All Woody really wants is a new truck, a compressor and something to leave his children. The illusory money, and his quest for it, which he may or may not actually believe in, is only a way he has left to ever give his life some meaning and leave a tangible legacy. Father and son, who have never really known each other, set off a tragicomic road trip together – heading east rather than west – across an American wasteland of bleak, wide, wintry agricultural landscapes that dwarf the road and their car, run-down small towns with main streets so deserted they practically have tumbleweed blowing down them and communities peopled with characters who could have come straight from something by Diane Arbus. Bob Nelson’s sharp screenplay is both very sad and very funny. All of this is shot in beautiful poetic monochrome by cinematographer Phedon Papamichael which gives the Midwest and Alexander Payne’s home state of Nebraska a timeless, mythic quality.

After Election, The Descendants, Sideways and the similarly themed About Schmidt, this is Payne’s visual storytelling of the American dream and at its post-industrial heart, the dream is empty. On their way Woody and David pass Mount Rushmore, that iconic American symbol, but Woody is uninterested and unimpressed – “It doesn’t look finished to me. We’ve seen it. Let’s go.” In America’s small towns, people can be funny and brave, but also greedy and stupid. Woody and David stop off midway at Hawthorne, the economically depressed hometown where Woody and Kate grew up and which they swiftly left when they were married, to visit Woody’s brother and his family. There’s a wonderful scene of several generations of men in the family watching a ball game together on television, shot from behind the TV, all blank faced and silent, unable to talk about anything other than a car one of them once had. David’s two cousins, Tweedledee and Tweedledum couch potatoes, have no work and no conversation other than how long the drive took.

Word gets round that Woody has won a million dollars and he’s treated as a celebrity. The more David denies it, the more everyone wants to believe it’s true. Money gives Woody status. The men in the local bar cheer when he walks in. The news brings out some truths – David learns things about his father’s complex past that he never knew that serve to explain a lot about his life since – and also people’s venality. Everyone wants a piece of the nonexistent money and ancient creditors, like his unscrupulous former business partner Ed Pegram (excellent Stacy Keach) are prepared to bully and threaten to collect old debts that may or may not have ever existed. Kate and Ross join them there for the family get-together, and they make a nostalgic visit to the local cemetery and to the house where Woody remembers his harsh childhood, which is now deserted and derelict. But then, when the truth of Woody’s delusion comes out in a brutal way, he’s the butt of derisive laughter in the bar.
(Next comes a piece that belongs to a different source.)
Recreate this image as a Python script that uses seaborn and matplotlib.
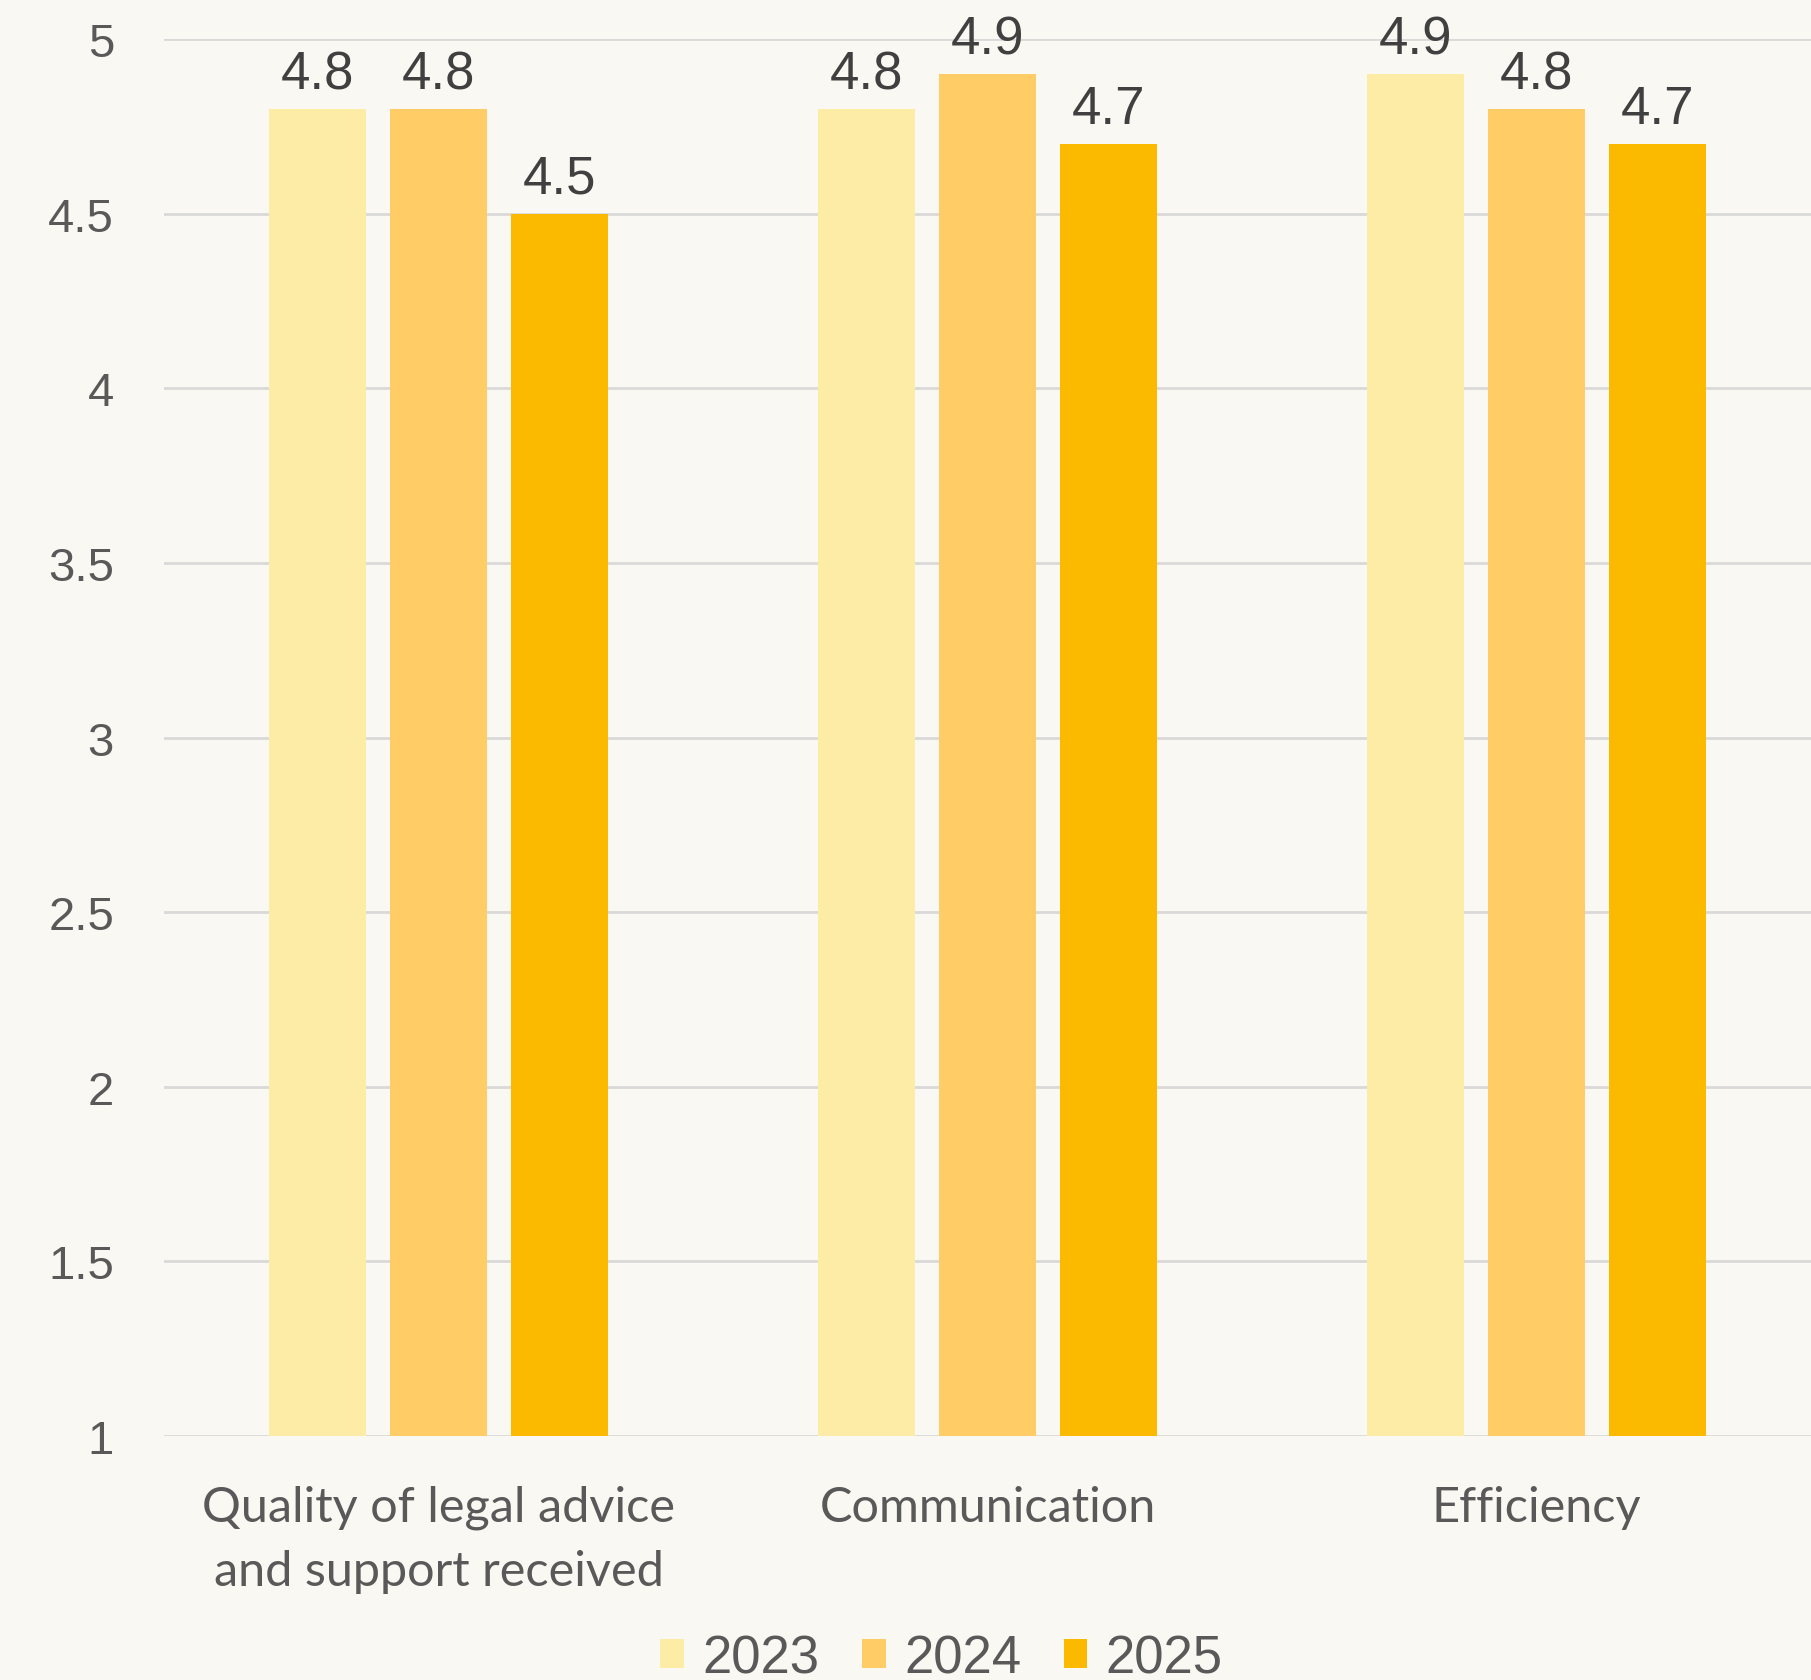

Eventually, Woody and David reach Nebraska and the inevitable disillusion. But David finds a way to restore a shred of Woody’s dignity, albeit briefly, by selling his car, buying him the longed-for truck himself and letting him drive it briefly and proudly through the centre of Hawthorne in full view of the community who had mocked him. And making a journey that initially appeared pointless has forced the family confront a deeper reality. Nebraska is a bleak view of contemporary America but also a loving one, its director says.